对测试集进行处理，将图片中的实例遮住，实例部分用原图像素均值填充，生成新的测试集

ver： Feb 21th

"""

import numpy as np
import cv2
import os


def find_all_files(root, suffix=None):
    """

    Return a list of file paths ended with specific suffix

    """
    res = []
    if type(suffix) is str or suffix is None:
        for root, _, files in os.walk(root):
            for f in files:
                if suffix is not None and not f.endswith(suffix):
                    continue
                res.append(os.path.join(root, f))
        return res

    else:
        print('type of suffix is not legal :', type(suffix))
        return -1


if __name__ == '__main__':
    # 只需要修改数据路径和result路径，new_test与test平级
    # 导入测试集image和mask
    data_path = 'E:/Study/code/datasets/SIPaKMeD_MIL/test/data/'  # MIL数据集的路径
    result_path = 'E:/Study/code/datasets/SIPaKMeD_MIL/new_test/'
    if not os.path.exists(result_path):
        os.makedirs(result_path)

    suffix = '.jpg'
    # 获取类别名，制作label和类别名的对应字典
    class_names = [filename for filename in os.listdir(data_path)
                   if os.path.isdir(os.path.join(data_path, filename))]
    class_names.sort()
    cls_idxs = [i for i in range(len(class_names))]
    class_id_dict = dict(zip(class_names, cls_idxs))
    input_ids = sorted(find_all_files(data_path, suffix=suffix))

    # 制作结果路径
    for class_name in class_names:
        res_path = result_path + class_name
        if not os.path.exists(res_path):
            os.makedirs(res_path)

    for i in range(len(input_ids)):
        image_path = input_ids[i]
        # 读取image和mask
        # CV2 0-255 hwc，in totensor step it will be transformed to chw.  ps:PIL(0-1 hwc)
        image = np.array(cv2.imread(image_path))
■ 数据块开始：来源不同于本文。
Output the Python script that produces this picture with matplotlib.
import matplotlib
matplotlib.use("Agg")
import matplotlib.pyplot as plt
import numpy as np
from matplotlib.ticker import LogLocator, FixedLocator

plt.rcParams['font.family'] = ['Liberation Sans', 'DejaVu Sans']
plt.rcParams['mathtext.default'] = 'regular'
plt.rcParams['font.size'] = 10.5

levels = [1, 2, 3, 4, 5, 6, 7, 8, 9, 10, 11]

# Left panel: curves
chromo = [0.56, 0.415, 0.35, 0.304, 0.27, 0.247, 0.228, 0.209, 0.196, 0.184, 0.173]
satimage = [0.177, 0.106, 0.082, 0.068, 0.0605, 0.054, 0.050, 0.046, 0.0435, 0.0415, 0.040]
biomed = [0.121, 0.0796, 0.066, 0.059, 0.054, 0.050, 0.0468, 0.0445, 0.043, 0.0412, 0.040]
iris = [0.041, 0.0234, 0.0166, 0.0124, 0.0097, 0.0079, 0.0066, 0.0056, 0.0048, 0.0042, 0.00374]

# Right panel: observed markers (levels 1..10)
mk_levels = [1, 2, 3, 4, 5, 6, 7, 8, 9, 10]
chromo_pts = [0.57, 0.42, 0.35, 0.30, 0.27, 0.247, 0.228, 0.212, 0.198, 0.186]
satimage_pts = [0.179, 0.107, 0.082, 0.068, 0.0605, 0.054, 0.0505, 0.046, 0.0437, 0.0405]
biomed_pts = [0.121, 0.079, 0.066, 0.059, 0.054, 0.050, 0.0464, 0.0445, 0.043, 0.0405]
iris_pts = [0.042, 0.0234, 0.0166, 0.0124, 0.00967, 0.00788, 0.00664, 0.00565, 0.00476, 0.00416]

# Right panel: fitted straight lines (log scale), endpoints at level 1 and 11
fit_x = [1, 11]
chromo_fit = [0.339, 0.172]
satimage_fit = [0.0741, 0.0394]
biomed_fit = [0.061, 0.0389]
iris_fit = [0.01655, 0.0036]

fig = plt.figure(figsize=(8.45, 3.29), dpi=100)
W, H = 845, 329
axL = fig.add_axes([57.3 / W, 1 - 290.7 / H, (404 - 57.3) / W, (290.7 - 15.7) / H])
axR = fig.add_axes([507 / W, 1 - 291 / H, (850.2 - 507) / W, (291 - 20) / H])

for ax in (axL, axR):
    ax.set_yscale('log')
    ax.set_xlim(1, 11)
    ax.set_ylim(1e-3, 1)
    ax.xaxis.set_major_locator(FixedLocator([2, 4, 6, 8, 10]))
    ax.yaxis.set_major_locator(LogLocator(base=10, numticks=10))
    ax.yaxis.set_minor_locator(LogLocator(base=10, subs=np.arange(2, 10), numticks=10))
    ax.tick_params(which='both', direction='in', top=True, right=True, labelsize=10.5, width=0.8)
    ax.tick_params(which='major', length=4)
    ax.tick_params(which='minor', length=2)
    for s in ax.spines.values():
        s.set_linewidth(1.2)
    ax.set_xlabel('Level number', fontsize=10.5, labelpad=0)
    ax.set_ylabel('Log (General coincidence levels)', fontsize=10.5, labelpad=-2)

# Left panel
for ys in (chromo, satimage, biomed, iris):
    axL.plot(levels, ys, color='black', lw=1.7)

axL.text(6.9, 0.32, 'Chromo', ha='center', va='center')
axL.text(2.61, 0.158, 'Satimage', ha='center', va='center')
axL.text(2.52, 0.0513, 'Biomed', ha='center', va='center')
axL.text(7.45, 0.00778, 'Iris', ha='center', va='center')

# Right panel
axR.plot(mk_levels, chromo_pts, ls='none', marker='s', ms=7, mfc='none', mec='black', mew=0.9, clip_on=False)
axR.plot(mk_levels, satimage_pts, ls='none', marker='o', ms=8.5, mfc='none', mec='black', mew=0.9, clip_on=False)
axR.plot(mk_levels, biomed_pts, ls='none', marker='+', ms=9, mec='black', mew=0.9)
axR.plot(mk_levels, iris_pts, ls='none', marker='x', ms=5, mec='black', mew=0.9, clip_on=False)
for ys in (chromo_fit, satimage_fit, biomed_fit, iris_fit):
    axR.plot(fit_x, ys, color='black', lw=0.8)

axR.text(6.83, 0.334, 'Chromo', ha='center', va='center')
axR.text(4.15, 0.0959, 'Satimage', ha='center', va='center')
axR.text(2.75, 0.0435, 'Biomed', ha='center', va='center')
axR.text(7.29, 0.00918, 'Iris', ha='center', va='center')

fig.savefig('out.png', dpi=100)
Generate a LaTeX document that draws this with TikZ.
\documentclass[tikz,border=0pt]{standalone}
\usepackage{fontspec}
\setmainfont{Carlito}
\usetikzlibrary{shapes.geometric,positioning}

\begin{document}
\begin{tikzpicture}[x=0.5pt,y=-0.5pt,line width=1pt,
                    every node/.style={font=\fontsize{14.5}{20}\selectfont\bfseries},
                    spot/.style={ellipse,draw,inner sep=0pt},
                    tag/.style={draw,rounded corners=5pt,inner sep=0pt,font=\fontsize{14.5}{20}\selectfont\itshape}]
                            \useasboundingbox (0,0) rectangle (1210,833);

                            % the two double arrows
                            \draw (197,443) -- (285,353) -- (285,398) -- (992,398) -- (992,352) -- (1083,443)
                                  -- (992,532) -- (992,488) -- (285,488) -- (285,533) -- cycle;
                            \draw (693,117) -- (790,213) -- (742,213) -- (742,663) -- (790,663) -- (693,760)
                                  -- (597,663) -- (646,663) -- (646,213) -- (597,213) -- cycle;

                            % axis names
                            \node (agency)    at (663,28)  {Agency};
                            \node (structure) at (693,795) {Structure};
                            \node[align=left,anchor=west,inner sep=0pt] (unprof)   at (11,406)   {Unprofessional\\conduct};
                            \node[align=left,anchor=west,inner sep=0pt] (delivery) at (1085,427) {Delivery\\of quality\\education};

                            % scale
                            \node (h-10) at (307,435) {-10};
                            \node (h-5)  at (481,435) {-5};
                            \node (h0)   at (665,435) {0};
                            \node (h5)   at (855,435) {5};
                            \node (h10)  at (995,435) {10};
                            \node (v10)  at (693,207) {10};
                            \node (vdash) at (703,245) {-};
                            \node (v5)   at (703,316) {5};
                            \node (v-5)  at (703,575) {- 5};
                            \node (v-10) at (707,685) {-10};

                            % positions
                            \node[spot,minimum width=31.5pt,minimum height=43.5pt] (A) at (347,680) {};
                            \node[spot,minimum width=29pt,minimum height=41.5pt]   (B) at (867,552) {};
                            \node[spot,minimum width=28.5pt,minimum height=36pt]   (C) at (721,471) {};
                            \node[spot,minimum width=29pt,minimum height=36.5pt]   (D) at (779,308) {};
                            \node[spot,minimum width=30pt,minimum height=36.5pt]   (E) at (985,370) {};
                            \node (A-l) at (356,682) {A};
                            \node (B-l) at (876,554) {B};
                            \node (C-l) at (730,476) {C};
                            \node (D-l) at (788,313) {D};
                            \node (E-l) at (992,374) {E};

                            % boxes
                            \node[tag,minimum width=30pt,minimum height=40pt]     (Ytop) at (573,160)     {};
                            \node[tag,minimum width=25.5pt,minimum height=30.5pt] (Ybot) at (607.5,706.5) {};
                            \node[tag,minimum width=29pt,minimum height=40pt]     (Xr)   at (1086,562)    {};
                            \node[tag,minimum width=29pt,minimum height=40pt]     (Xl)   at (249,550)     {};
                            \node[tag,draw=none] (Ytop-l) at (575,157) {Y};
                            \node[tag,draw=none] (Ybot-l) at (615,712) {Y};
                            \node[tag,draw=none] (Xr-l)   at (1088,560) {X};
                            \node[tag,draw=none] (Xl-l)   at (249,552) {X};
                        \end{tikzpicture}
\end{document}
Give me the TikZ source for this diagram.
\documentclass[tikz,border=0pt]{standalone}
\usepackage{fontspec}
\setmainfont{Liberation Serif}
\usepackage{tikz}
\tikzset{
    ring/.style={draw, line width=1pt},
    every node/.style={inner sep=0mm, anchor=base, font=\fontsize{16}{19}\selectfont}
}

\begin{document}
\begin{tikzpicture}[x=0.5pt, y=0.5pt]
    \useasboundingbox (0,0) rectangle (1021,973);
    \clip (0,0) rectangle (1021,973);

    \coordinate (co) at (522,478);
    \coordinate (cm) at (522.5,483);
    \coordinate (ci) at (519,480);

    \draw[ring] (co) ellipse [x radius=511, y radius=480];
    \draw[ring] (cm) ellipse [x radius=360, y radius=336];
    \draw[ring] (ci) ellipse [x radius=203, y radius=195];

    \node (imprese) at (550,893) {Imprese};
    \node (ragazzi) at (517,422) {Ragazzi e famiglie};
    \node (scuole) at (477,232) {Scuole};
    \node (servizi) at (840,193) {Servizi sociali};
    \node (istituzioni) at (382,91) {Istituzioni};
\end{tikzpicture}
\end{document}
        # mask_path is replace the last 'data' by 'mask'
        mask_path = "data".join(image_path.split("data")[:-1]) + 'mask' + "".join(image_path.split("data")[-1:])
        # mask: 0/255 cv2 hwc
        mask = np.array(cv2.imread(mask_path))
        mask_norm = np.where(mask > 50, 0, 1)
        # new_image_path is replace the last 'test/data' by 'new_test'
        new_image_path = "data".join(image_path.split("test/data")[:-1]) + \
                         'new_test' + "".join(image_path.split("test/data")[-1:])
        new_image = image * mask_norm

        # 把抠掉的部分填充成原图的像素均值
        value_mean_r = int(np.mean(image[:, :, 0]))
        value_mean_g = int(np.mean(image[:, :, 1]))
        value_mean_b = int(np.mean(image[:, :, 2]))
        new_image[:, :, 0][new_image[:, :, 0] == 0] = value_mean_r
        new_image[:, :, 1][new_image[:, :, 1] == 0] = value_mean_g
        new_image[:, :, 2][new_image[:, :, 2] == 0] = value_mean_b
        new_image = new_image.astype(np.uint8)

        # # 显示原图，mask，new_image
        # images = np.hstack([image, mask, new_image])
        # cv2.imshow('Before and after mask', images)
        # cv2.waitKey(0)

        # 存储新的图片
        cv2.imwrite(new_image_path, new_image)